● INFORMATION SUPPLIED
▬▬▬▬▬▬
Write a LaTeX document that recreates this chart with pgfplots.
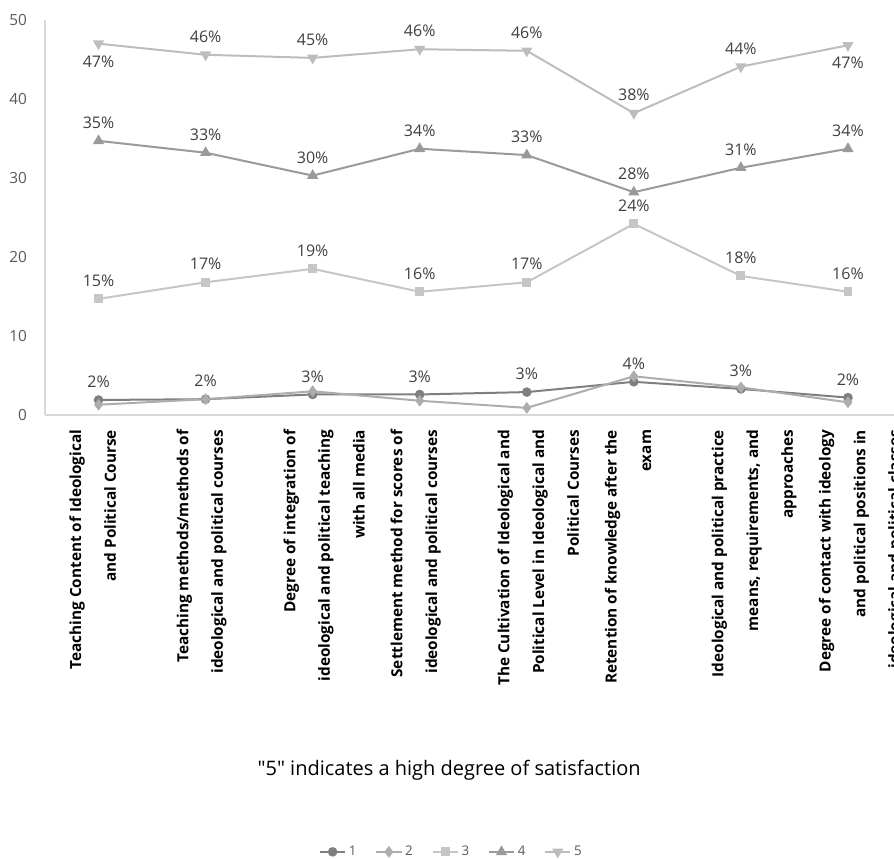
▬▬▬▬▬▬
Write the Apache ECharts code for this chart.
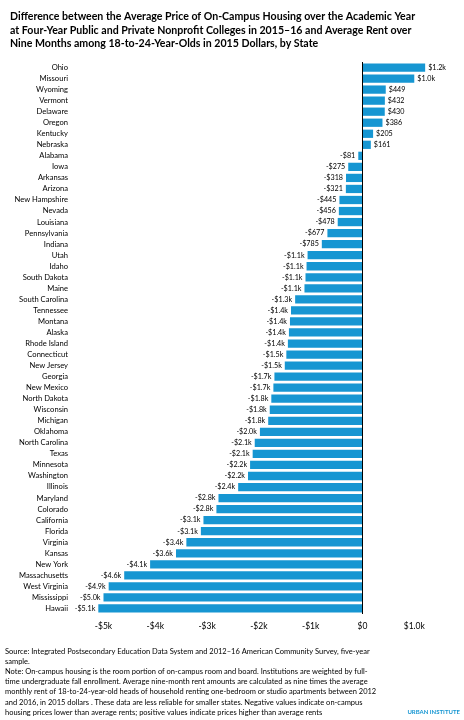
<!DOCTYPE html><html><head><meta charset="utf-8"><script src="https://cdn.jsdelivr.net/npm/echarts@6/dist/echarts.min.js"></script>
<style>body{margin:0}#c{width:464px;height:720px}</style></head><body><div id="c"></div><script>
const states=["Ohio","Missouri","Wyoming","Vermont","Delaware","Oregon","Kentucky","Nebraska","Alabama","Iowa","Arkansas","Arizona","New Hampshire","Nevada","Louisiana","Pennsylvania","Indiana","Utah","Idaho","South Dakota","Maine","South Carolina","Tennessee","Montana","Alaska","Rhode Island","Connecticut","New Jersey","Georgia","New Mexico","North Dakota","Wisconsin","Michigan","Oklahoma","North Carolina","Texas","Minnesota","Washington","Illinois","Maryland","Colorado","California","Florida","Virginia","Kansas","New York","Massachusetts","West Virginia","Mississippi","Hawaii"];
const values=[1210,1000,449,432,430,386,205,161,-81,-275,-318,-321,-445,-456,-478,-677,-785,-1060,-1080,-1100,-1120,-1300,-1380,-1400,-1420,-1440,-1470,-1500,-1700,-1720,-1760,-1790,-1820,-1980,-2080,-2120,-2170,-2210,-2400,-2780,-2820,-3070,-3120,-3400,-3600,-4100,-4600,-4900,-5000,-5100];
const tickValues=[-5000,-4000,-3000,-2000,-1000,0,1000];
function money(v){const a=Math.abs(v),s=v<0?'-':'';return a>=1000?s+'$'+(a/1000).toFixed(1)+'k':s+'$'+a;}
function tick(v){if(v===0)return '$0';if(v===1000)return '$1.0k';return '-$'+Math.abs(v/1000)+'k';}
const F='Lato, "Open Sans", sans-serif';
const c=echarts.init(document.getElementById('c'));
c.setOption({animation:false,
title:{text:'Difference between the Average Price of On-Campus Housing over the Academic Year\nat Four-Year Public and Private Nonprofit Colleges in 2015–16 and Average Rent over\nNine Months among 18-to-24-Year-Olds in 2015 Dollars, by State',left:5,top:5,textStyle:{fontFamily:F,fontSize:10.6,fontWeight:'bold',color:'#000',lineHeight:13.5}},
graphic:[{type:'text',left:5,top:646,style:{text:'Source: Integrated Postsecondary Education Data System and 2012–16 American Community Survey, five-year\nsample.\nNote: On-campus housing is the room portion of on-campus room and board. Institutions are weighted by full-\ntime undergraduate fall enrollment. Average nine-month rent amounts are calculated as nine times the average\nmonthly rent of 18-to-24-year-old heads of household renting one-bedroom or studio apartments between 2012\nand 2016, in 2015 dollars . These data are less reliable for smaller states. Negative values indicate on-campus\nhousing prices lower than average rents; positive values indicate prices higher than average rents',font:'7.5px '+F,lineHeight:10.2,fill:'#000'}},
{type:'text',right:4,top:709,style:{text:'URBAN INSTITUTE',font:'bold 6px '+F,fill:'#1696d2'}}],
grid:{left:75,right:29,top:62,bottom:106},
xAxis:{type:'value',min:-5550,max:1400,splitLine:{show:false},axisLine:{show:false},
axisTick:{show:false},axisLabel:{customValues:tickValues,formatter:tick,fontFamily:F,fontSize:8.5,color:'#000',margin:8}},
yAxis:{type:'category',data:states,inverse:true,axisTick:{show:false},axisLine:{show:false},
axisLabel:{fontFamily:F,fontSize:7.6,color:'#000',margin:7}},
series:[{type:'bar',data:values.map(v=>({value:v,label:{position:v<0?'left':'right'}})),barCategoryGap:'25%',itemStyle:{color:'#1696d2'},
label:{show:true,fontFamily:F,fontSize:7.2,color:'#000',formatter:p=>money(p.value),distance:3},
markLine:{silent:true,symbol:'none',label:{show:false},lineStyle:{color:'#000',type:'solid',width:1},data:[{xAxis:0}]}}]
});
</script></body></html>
▬▬▬▬▬▬
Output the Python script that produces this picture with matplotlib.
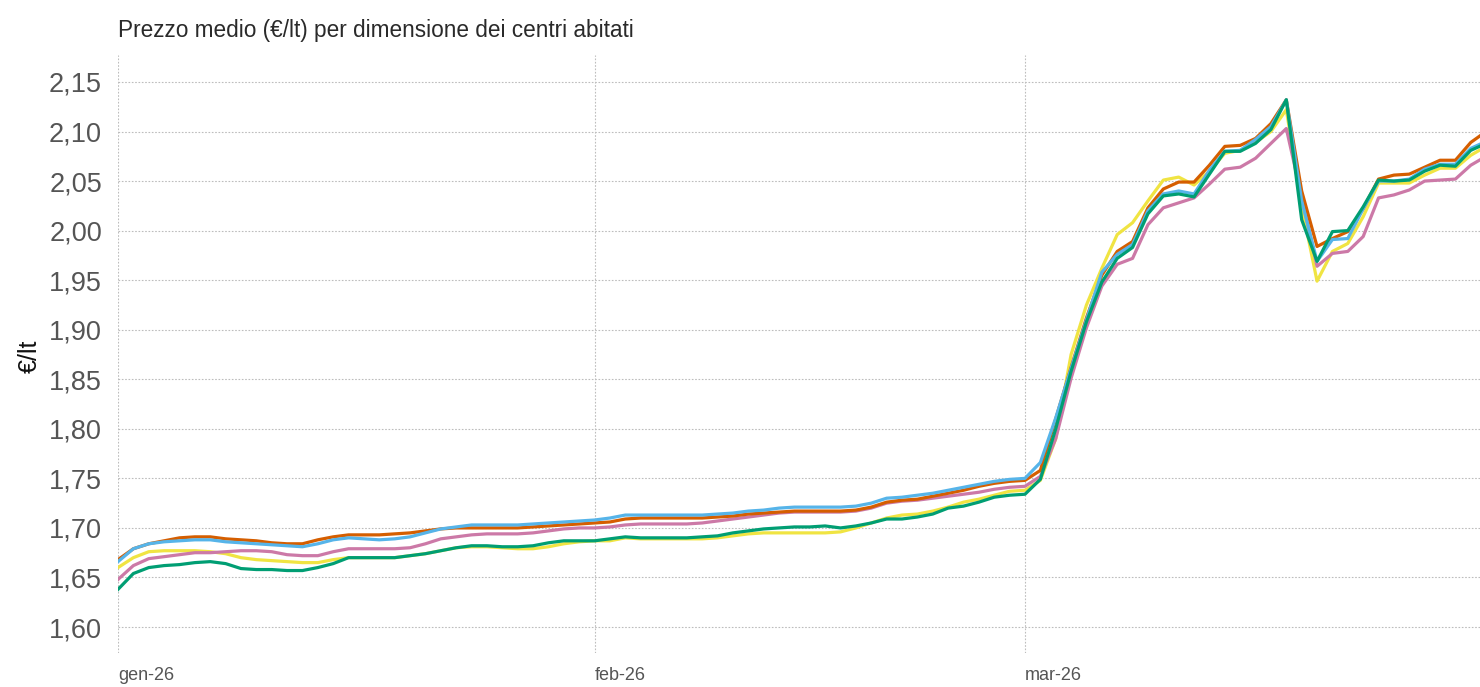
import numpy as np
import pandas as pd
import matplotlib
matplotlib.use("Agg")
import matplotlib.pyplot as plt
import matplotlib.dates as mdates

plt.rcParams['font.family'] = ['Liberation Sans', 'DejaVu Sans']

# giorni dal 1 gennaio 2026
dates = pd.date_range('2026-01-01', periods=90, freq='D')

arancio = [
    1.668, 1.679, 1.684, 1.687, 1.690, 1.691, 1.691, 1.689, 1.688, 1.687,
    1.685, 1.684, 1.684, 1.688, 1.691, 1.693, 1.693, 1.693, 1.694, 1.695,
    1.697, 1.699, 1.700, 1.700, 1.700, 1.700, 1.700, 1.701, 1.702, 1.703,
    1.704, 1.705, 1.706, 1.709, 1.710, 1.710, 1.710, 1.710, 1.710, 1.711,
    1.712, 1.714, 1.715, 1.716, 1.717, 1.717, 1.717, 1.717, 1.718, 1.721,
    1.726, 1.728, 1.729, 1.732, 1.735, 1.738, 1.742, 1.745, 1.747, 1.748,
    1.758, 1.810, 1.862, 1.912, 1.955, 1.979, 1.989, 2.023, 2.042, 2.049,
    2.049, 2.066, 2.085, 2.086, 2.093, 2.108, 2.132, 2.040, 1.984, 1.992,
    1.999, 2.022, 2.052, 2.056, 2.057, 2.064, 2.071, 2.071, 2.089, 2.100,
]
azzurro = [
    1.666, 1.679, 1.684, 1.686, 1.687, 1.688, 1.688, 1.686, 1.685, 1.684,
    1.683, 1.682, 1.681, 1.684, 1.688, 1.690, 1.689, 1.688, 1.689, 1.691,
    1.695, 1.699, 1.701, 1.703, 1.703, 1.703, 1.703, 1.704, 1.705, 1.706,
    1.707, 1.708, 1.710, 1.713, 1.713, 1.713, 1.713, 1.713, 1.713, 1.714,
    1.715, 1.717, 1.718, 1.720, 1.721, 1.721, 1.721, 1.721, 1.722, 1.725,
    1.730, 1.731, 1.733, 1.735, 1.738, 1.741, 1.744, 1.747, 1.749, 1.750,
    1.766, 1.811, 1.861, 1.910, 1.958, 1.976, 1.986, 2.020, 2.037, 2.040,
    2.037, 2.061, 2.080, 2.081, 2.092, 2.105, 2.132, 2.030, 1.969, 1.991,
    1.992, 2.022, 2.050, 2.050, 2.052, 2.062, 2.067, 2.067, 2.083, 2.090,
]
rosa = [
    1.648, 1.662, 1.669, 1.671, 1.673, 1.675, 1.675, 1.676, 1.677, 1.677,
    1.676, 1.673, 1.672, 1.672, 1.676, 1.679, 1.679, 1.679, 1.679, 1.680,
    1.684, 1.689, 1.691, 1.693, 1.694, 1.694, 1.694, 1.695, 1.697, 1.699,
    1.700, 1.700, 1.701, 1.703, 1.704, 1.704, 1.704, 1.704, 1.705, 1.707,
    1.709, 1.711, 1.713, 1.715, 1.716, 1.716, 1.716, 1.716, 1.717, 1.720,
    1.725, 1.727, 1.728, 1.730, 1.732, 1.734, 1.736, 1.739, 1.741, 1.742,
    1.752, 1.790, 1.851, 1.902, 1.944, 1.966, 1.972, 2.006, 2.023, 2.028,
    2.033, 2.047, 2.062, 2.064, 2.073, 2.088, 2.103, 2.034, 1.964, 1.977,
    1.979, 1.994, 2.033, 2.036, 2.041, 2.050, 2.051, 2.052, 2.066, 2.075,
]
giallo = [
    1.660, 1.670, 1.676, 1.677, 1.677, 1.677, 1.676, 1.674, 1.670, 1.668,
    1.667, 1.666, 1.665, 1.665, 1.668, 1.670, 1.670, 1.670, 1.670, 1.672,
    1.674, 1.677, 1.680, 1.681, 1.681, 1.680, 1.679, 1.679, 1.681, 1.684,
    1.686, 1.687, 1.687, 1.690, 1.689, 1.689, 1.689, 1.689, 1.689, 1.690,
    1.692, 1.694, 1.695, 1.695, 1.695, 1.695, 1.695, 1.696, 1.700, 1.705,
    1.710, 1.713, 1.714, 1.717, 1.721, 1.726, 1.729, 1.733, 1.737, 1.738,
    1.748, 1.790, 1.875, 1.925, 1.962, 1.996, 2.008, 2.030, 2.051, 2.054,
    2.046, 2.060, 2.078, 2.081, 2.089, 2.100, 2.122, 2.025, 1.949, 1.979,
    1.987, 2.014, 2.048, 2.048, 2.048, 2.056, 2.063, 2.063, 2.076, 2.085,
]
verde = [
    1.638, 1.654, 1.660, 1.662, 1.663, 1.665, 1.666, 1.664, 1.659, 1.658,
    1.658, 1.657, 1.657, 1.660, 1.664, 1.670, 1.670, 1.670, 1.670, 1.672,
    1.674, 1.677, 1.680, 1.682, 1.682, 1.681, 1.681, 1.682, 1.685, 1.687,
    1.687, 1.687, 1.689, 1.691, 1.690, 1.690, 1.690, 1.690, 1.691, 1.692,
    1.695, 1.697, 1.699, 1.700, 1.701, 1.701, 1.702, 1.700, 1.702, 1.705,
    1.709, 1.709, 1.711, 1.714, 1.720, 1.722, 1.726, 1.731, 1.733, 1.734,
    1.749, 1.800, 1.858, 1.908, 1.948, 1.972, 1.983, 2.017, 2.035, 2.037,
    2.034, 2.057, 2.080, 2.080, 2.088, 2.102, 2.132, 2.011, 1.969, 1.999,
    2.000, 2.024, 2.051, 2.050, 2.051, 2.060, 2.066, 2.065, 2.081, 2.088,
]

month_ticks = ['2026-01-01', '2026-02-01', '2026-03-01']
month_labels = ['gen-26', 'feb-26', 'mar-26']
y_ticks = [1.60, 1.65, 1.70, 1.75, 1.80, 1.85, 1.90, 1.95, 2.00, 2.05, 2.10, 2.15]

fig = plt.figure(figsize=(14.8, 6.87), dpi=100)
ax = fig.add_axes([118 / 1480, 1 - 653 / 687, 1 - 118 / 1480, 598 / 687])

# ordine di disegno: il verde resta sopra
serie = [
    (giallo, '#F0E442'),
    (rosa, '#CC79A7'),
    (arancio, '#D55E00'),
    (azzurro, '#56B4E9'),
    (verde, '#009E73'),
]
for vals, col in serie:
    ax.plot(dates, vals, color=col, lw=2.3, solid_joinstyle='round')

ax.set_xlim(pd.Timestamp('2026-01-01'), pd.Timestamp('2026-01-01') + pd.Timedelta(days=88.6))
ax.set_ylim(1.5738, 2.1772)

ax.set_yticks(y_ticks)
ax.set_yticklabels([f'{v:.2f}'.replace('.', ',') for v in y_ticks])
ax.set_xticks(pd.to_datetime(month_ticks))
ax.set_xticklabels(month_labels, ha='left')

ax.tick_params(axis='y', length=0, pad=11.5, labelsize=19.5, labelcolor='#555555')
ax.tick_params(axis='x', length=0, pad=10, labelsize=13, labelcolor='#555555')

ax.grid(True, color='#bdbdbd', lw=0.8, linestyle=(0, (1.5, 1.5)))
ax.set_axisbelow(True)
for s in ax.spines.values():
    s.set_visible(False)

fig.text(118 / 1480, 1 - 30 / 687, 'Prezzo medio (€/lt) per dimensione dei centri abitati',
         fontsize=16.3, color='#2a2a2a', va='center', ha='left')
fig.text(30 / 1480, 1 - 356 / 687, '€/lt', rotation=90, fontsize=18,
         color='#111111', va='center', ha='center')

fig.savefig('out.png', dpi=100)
▬▬▬▬▬▬
● WHAT NEEDS TO BE DONE
Give only the count of lines in the data that include the string "with".

● RESPONSE TO THIS EXERCISE
2